I wanted to install Linux on a hard drive in Frankenmac, as Clover is a multi-boot utility—it lets you choose from any OS it sees during power up. (I'll add Windows, too, eventually.) To do this, you need to get Linux onto a USB stick. I've done this in the past, and my vague recollection of the process was download the ISO, convert to an image file, write image file to USB stick. However, as it'd been a few years, I went searching for references to make sure I had all the commands correct.

I found a lot of pages with a general summary of the process, and few with the specific steps. I tried one of those, but my USB stick didn't work. The other specific pages contained the same basic process, so I was stuck. Until I found this page, which contained a critical step I was missing: Formatting the USB stick before copying the image file.

For future reference, here's the precise process to follow if you want to burn an ISO file onto a USB stick…

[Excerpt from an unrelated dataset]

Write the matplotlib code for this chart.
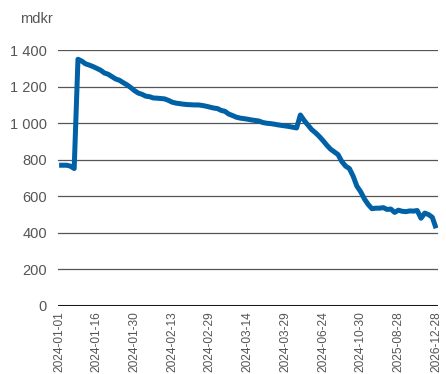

  1. Download the ISO of interest. In my case, I wanted to install the 64-bit version of Linux Mint Cinnamon, which I found on their download page.
  2. macOS can't do much with an ISO file, so you need to convert it to an image format. Assuming you're in the download directory, the command is:
    hdiutil convert -format UDRW -o linuxmint-18.1-cinnamon-64bit.img linuxmint-18.1-cinnamon-64bit.iso

    Replace the linuxmint… bits with the name of the downloaded ISO file (though you could name the new output file whatever you want). macOS will probably append .dmg to your filename; you can leave it or chop it off—it won't affect anything.

  3. Partition the USB stick. This should be possible in Disk Utility, but I didn't try it. The very important bit is making sure you have the proper disk identified, because this command will wipe out everything on the drive! If you launch Disk Utility, select the USB stick in the sidebar, and hit Command-I, you'll see the disk ID:

    In this example, the USB stick is disk1. Back in Terminal, wipe the USB disk with this command:

    diskutil partitionDisk /dev/diskN 1 "Free Space" "unused" "100%"

    Have I mentioned this will delete everything on the disk?! Seriously, be certain you have the right disk before executing that command! And replace diskN with your actual disk number.

  4. The final step is to write the image file to the USB stick, with this command:
    sudo dd if=linuxmint-18.1-cinnamon-64bit.img of=/dev/diskN bs=1m

    As with the previous step, replace diskN with the proper disk number for the USB stick. Then sit back and wait a while; this step can be slow—it took about 40 minutes to write 2GB of Linux installer to my USB stick.

Once the image is burned, eject the disk when macOS prompts you to do so (assuming you wrote an ISO it can't read).